With the first few poses in the bag, we headed up to the Inglis Memorial. This is a stunning monument, with intricate mosaic ceiling portraying star constellations in the night sky, but today we used the graffiti strewn pillars as props. It felt pretty reassuring to lean against them (especially as being out in the open was really pretty cold and had started to turn my nose red!) but this gave Matt a new problem to solve with lighting. Luckily his knowledge of remote flash with Magmod flash modifier came in very handy, so as to correctly expose my face given the bright sky backdrop.
As we were heading back towards the car park, we decided to do a quick recce of the gorgeous bluebells. I love to try and get a good depth of field when I shoot portraits with bright backdrops, and Matt wanted to give some shots with movement a go, so after some walking and some spinning around like a child in a playground, we called it a wrap.
A week or so after the shoot, Matt called me in for the photo reveal. I have to say, I was very, very impressed. It was quite emotional too, but any worries I had had about allowing myself to be photographed by Matt were completely unfounded. Matt had been very tactful in only choosing photographs that made me look my best, rather than his personal preference, and had thankfully removed any signs of my cold red nose. For the first time I was allowed to put my photographer hat back on as we went through the images once more, and we identified the two poses where I didn’t feel the most comfortable pretty quickly. You could also see how those images that weren’t posed, or showed my honest reaction to something, shone above the others.

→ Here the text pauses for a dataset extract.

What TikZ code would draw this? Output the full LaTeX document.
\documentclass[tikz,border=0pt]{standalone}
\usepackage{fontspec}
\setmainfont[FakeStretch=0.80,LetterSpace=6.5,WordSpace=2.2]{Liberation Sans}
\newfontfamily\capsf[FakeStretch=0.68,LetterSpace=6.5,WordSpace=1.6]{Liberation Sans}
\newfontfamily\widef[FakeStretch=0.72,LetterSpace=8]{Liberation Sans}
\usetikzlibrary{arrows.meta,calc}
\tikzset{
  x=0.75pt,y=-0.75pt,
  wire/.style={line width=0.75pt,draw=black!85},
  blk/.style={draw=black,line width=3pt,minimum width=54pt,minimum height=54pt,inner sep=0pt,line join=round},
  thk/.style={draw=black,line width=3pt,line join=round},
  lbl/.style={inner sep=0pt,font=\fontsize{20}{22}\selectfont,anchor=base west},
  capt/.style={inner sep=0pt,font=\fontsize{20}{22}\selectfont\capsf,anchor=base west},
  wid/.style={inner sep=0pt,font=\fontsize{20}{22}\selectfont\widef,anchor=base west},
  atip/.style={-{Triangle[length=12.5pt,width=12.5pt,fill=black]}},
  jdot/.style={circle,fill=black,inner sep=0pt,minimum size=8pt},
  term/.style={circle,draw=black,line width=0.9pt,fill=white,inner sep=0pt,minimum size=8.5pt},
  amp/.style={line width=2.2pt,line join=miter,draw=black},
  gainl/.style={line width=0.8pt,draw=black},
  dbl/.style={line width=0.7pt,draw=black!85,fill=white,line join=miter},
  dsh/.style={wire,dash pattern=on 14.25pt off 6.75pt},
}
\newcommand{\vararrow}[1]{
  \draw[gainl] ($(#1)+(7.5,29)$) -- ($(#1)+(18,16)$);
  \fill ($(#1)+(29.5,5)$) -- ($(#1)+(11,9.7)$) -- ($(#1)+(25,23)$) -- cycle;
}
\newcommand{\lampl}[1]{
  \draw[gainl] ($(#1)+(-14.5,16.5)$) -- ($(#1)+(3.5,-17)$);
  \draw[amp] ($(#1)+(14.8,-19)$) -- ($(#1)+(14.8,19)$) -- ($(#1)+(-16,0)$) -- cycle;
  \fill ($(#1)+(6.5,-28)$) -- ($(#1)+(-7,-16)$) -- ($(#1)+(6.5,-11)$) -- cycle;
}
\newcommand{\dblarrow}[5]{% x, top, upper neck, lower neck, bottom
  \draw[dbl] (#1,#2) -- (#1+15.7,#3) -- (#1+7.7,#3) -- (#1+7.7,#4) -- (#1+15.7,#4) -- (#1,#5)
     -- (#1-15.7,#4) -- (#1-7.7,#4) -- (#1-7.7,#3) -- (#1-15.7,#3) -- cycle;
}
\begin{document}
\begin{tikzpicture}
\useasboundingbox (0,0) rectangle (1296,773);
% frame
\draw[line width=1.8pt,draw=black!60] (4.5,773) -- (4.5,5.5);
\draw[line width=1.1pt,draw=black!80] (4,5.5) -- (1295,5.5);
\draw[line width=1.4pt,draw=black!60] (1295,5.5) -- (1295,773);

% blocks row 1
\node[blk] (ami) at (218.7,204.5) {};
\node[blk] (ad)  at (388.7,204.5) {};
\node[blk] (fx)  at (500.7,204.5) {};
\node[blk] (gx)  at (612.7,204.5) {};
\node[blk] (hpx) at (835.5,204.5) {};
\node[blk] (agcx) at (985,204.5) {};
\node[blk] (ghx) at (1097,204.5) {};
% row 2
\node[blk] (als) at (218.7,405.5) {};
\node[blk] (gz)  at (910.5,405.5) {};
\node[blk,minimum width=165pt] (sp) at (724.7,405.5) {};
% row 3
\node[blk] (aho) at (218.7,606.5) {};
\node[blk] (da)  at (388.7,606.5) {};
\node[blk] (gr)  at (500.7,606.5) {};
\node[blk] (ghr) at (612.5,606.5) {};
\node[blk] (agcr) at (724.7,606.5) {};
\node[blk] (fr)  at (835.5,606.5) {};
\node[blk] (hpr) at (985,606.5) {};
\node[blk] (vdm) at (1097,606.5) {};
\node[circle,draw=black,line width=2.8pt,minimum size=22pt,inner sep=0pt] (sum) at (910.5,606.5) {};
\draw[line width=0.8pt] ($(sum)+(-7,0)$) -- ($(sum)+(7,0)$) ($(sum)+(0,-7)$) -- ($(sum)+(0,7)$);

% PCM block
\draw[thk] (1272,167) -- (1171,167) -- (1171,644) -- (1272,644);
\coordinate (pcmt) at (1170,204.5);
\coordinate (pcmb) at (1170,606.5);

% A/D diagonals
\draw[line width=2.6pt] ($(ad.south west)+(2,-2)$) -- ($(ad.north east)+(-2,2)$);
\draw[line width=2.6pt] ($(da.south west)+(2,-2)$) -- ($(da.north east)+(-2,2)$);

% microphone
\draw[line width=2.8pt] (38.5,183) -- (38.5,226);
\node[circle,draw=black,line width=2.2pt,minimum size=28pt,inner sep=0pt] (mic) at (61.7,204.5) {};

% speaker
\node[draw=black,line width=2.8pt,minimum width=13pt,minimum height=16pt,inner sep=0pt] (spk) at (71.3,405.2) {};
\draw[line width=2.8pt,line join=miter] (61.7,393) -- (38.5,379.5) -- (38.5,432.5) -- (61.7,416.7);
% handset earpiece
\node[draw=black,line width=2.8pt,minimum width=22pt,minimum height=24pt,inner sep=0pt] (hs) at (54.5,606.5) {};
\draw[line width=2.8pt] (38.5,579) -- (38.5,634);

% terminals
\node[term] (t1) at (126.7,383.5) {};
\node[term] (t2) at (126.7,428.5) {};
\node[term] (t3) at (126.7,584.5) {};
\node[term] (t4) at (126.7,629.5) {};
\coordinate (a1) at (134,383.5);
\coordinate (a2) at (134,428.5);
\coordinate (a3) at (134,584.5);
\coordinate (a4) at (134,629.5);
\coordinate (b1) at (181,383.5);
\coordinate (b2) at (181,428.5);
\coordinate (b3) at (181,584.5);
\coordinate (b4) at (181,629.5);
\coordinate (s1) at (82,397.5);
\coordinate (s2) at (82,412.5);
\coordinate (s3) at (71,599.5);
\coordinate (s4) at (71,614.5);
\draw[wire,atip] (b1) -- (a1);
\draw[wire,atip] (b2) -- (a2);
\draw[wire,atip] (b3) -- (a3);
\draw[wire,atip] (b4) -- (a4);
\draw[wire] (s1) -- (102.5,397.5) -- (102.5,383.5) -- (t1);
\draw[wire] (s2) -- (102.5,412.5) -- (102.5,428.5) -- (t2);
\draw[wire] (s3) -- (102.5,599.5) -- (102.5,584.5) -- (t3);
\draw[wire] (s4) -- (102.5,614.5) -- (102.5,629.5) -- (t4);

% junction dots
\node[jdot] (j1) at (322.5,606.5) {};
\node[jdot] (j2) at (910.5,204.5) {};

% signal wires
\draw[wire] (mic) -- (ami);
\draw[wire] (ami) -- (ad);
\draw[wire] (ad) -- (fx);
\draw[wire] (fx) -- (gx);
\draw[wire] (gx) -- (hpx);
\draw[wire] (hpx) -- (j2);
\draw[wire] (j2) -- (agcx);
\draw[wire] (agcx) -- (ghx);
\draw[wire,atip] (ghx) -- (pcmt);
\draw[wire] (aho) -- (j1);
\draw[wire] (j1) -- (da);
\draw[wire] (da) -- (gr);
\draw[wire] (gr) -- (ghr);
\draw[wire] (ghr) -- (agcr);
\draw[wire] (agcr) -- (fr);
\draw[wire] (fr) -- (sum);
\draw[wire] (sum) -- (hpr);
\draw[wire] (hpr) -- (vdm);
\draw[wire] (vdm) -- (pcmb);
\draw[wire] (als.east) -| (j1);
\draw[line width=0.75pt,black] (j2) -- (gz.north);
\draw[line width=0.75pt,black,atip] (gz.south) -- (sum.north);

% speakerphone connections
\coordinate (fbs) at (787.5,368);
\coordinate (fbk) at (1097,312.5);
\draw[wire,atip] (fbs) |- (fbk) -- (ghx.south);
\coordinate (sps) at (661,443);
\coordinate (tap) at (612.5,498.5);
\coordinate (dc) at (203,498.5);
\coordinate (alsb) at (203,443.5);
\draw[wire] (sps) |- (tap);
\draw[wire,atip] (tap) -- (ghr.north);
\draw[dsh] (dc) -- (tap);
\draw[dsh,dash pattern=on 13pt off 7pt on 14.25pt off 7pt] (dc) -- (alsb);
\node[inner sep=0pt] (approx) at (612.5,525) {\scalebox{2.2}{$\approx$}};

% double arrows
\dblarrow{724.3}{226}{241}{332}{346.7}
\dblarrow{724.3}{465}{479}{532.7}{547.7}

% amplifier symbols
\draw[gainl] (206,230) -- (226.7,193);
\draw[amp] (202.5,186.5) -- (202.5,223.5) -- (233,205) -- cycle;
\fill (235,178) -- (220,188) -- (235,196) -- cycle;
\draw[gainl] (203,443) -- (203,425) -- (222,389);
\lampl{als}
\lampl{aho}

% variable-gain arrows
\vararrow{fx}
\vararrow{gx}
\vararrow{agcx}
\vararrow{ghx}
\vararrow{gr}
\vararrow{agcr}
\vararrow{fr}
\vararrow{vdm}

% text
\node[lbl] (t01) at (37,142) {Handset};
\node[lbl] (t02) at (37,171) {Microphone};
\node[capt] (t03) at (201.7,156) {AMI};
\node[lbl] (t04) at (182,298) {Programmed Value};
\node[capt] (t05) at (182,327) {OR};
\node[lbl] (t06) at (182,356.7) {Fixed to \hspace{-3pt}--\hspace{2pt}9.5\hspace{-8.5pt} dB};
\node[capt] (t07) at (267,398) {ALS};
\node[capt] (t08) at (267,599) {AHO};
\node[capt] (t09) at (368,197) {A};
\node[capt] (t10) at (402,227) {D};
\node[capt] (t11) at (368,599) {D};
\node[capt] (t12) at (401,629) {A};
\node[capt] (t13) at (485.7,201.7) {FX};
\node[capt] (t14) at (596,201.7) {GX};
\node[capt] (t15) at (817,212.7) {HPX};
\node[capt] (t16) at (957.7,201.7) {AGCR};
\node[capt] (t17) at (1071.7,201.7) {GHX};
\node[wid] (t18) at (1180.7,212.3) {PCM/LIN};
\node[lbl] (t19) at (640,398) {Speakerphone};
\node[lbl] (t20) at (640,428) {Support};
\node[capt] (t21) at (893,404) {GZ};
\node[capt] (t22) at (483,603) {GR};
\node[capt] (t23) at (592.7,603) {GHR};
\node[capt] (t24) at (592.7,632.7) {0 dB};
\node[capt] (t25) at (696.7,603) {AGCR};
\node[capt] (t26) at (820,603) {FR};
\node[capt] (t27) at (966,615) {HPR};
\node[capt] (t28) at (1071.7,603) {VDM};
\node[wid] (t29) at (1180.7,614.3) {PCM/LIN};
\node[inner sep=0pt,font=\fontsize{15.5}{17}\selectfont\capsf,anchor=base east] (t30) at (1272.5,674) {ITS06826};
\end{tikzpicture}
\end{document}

So as a client of Matt Ross Photography, I felt that Matt really took his time to understood what I was hoping to gain from the shoot, and the images really talk for themselves. The whole portrait experience was brilliantly positive and a real confidence booster, which to be fair for us mums of young children, is something that is pretty rare.
As a Photographer myself, this shoot has taught me to look for the small clues that clients give out, which help direct me to expand a pose or bring out an expression that shows the subject in a rare way, a glimpse into their soul perhaps. That although a shoot plan is important, so is spontaneity. That when client feels comfortable, they shine from within, which takes the images to a whole new level. And if shooting on Colley Hill, don’t forget your coat!